## Given data
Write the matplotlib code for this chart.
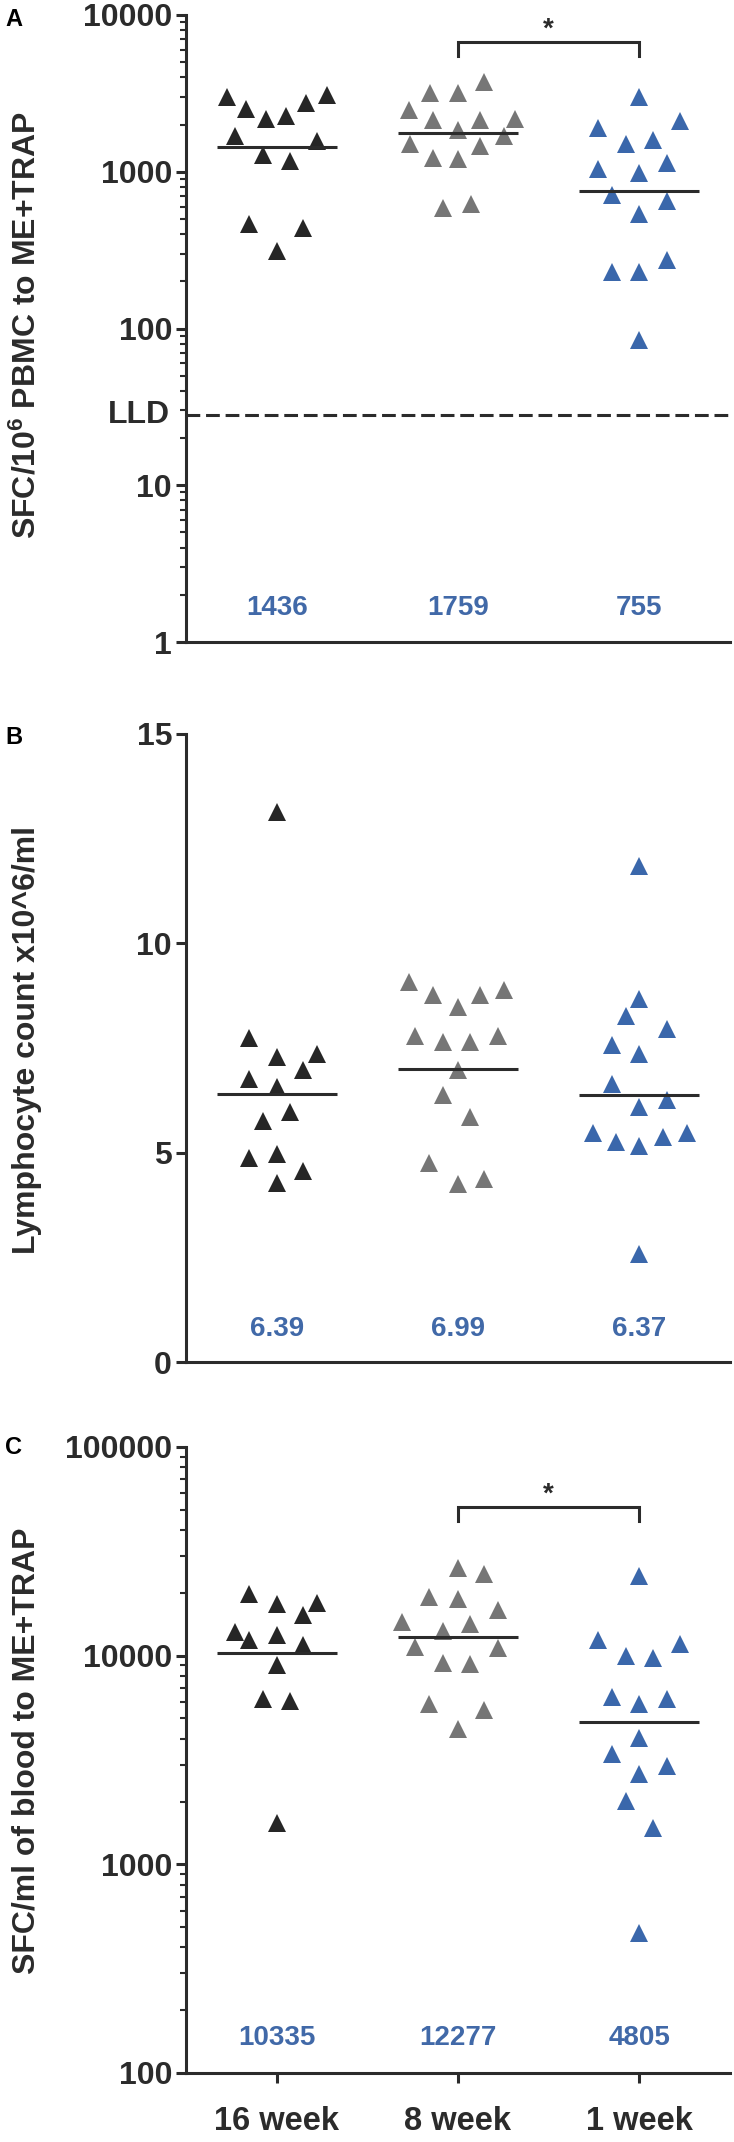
import matplotlib
matplotlib.use("Agg")
import matplotlib.pyplot as plt
import matplotlib.transforms as mtransforms
from matplotlib.ticker import FixedLocator, LogLocator, NullFormatter, NullLocator

plt.rcParams['font.family'] = ['Liberation Sans', 'DejaVu Sans']
plt.rcParams['font.weight'] = 'bold'
plt.rcParams['mathtext.fontset'] = 'custom'
plt.rcParams['mathtext.rm'] = 'Liberation Sans:bold'
plt.rcParams['mathtext.bf'] = 'Liberation Sans:bold'
plt.rcParams['mathtext.it'] = 'Liberation Sans:bold'
plt.rcParams['mathtext.default'] = 'rm'

# ---------------- data ----------------
groups = ["16 week", "8 week", "1 week"]

# Panel A: SFC/10^6 PBMC to ME+TRAP
A_16w = [3013, 2508, 2173, 2262, 2729, 3076, 1703, 1574, 1285, 1172, 466, 436, 310]
A_16w_jit = [-0.276, -0.168, -0.059, 0.052, 0.163, 0.276, -0.232, 0.222, -0.077, 0.072, -0.155, 0.147, 0.0]
A_8w = [3741, 3177, 3177, 2490, 2142, 2142, 2185, 1854, 1703, 1494, 1465, 1219, 1203, 585, 625]
A_8w_jit = [0.142, -0.155, 0.0, -0.268, -0.137, 0.124, 0.317, 0.0, 0.253, -0.266, 0.124, -0.137, 0.0, -0.083, 0.072]
A_1w = [3013, 2113, 1905, 1494, 1596, 1042, 989, 1142, 713, 650, 534, 231, 228, 272, 84]
A_1w_jit = [0.0, 0.227, -0.227, -0.075, 0.075, -0.227, 0.0, 0.152, -0.152, 0.152, 0.0, -0.152, 0.0, 0.152, 0.0]
A_center = [1436, 1759, 755]
A_lld = 28

# Panel B: Lymphocyte count x10^6/ml
B_16w = [13.14, 7.75, 7.28, 7.36, 6.76, 6.98, 6.57, 5.76, 5.97, 4.87, 4.97, 4.57, 4.28]
B_16w_jit = [0.0, -0.155, 0.0, 0.222, -0.155, 0.147, 0.0, -0.077, 0.072, -0.155, 0.0, 0.147, 0.0]
B_8w = [9.07, 8.77, 8.47, 8.77, 8.88, 7.79, 7.65, 7.65, 7.79, 6.98, 6.37, 5.86, 4.76, 4.26, 4.37]
B_8w_jit = [-0.268, -0.137, 0.0, 0.124, 0.253, -0.237, -0.083, 0.067, 0.222, 0.0, -0.083, 0.067, -0.16, 0.0, 0.145]
B_1w = [11.85, 8.67, 8.26, 7.96, 7.57, 7.36, 6.65, 6.26, 6.08, 5.46, 5.26, 5.17, 5.37, 5.48, 2.57]
B_1w_jit = [0.0, 0.0, -0.075, 0.152, -0.152, 0.0, -0.152, 0.152, 0.0, -0.258, -0.126, 0.0, 0.132, 0.261, 0.0]
B_center = [6.39, 6.99, 6.37]

# Panel C: SFC/ml of blood to ME+TRAP
C_16w = [19720, 17760, 17950, 15590, 13000, 12530, 11830, 11290, 9020, 6170, 6040, 1578]
C_16w_jit = [-0.155, 0.0, 0.222, 0.147, -0.232, 0.0, -0.155, 0.147, 0.0, -0.077, 0.072, 0.0]
C_8w = [26230, 24650, 19190, 18700, 16600, 14570, 14260, 13190, 11000, 10900, 9260, 9120, 5890, 5470, 4470]
C_8w_jit = [0.0, 0.145, -0.16, 0.0, 0.222, -0.31, 0.067, -0.083, -0.237, 0.222, -0.083, 0.067, -0.16, 0.145, 0.0]
C_1w = [24030, 11830, 11350, 10010, 9760, 6330, 5890, 6200, 4030, 3390, 2950, 2700, 2015, 1497, 469]
C_1w_jit = [0.0, -0.227, 0.227, -0.075, 0.075, -0.152, 0.0, 0.152, 0.0, -0.152, 0.152, 0.0, -0.075, 0.075, 0.0]
C_center = [10335, 12277, 4805]

# ---------------- style ----------------
W, H = 734, 2142
AX_COLOR = '#2b2b2b'
colors = ['#262626', '#767676', '#3a67ab']
NUM_COLOR = '#4169a8'
LW = 2.2
TICK_FS = 23
LABEL_FS = 23

fig = plt.figure(figsize=(W / 100, H / 100), dpi=100)


def add_ax(top_px, bot_px):
    left, right = 186, 730
    return fig.add_axes([left / W, 1 - bot_px / H, (right - left) / W, (bot_px - top_px) / H])


def style(ax, log, yticks, xlabels=False):
    for s in ['top', 'right']:
        ax.spines[s].set_visible(False)
    for s in ['left', 'bottom']:
        ax.spines[s].set_linewidth(LW)
        ax.spines[s].set_color(AX_COLOR)
        ax.spines[s].set_capstyle('projecting')
    ax.set_xlim(-0.5, 2.5)
    if log:
        ax.set_yscale('log')
        ax.yaxis.set_minor_locator(LogLocator(base=10, subs=range(2, 10)))
        ax.yaxis.set_minor_formatter(NullFormatter())
    else:
        ax.yaxis.set_minor_locator(NullLocator())
    ax.yaxis.set_major_locator(FixedLocator(yticks))
    ax.set_yticklabels([str(t) for t in yticks])
    ax.tick_params(axis='y', which='major', length=7, width=LW, color=AX_COLOR,
                   labelsize=TICK_FS, pad=3, labelcolor=AX_COLOR)
    ax.tick_params(axis='y', which='minor', length=4.3, width=1.5, color=AX_COLOR)
    if xlabels:
        ax.set_xticks(range(len(groups)))
        ax.set_xticklabels(groups)
        ax.tick_params(axis='x', which='major', length=7, width=LW, color=AX_COLOR,
                       labelsize=23.5, pad=17, labelcolor=AX_COLOR)
    else:
        ax.set_xticks([])
    ax.tick_params(axis='x', which='minor', length=0)
    for lab in ax.get_yticklabels() + ax.get_xticklabels():
        lab.set_fontweight('bold')


def draw_points(ax, series, jits, centers):
    for i, (vals, jit) in enumerate(zip(series, jits)):
        xs = [i + j for j in jit]
        ax.plot(xs, vals, linestyle='none', marker='^', markersize=13.5,
                markeredgewidth=0, color=colors[i], zorder=3)
        ax.plot([i - 0.33, i + 0.33], [centers[i], centers[i]], color=AX_COLOR,
                lw=LW, solid_capstyle='butt', zorder=4)


def draw_numbers(ax, centers, y, fmt):
    for i, c in enumerate(centers):
        ax.text(i, y, fmt(c), ha='center', va='baseline', color=NUM_COLOR,
                fontsize=20, fontweight='bold')


def bracket(ax, lo, hi):
    ax.plot([1, 1, 2, 2], [lo, hi, hi, lo], color=AX_COLOR, lw=LW,
            solid_joinstyle='miter', zorder=4)
    ax.annotate('*', xy=(1.5, hi), xytext=(0, 4), textcoords='offset points',
                ha='center', va='baseline', fontsize=20, fontweight='bold', color=AX_COLOR)


# ---------------- Panel A ----------------
axA = add_ax(15, 642)
axA.set_ylim(1, 10000)
style(axA, True, [1, 10, 100, 1000, 10000])
draw_points(axA, [A_16w, A_8w, A_1w], [A_16w_jit, A_8w_jit, A_1w_jit], A_center)
axA.axhline(A_lld, color=AX_COLOR, lw=LW, dashes=(4.5, 1.9), zorder=2)
trA = mtransforms.blended_transform_factory(axA.transAxes, axA.transData)
axA.text(-0.0294, A_lld, 'LLD', transform=trA, ha='right', va='center',
         fontsize=TICK_FS, fontweight='bold', color=AX_COLOR)
draw_numbers(axA, A_center, 1.49, lambda v: f"{v:d}")
bracket(axA, 5500, 6680)

# ---------------- Panel B ----------------
axB = add_ax(734, 1362)
axB.set_ylim(0, 15)
style(axB, False, [0, 5, 10, 15])
draw_points(axB, [B_16w, B_8w, B_1w], [B_16w_jit, B_8w_jit, B_1w_jit], B_center)
draw_numbers(axB, B_center, 0.62, lambda v: f"{v:.2f}")

# ---------------- Panel C ----------------
axC = add_ax(1447, 2073)
axC.set_ylim(100, 100000)
style(axC, True, [100, 1000, 10000, 100000], xlabels=True)
draw_points(axC, [C_16w, C_8w, C_1w], [C_16w_jit, C_8w_jit, C_1w_jit], C_center)
draw_numbers(axC, C_center, 136, lambda v: f"{v:d}")
bracket(axC, 44200, 51300)

# ---------------- labels ----------------
ylabels = [(r'SFC/10$^{6}$ PBMC to ME+TRAP', 325),
           ('Lymphocyte count x10^6/ml', 1040),
           ('SFC/ml of blood to ME+TRAP', 1751)]
for text, yc in ylabels:
    fig.text(27 / W, 1 - yc / H, text, rotation=90, ha='center', va='center',
             fontsize=LABEL_FS, fontweight='bold', color=AX_COLOR)

for letter, yc in [('A', 20), ('B', 737), ('C', 1447)]:
    fig.text(14 / W, 1 - yc / H, letter, ha='center', va='center',
             fontsize=17, fontweight='bold', color='black')

fig.savefig('out.png', dpi=100)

## Stated task
Show every line where the string "matplotlib" appears.

## Correct output
Write the matplotlib code for this chart.
import matplotlib
matplotlib.use("Agg")
import matplotlib.pyplot as plt
import matplotlib.transforms as mtransforms
from matplotlib.ticker import FixedLocator, LogLocator, NullFormatter, NullLocator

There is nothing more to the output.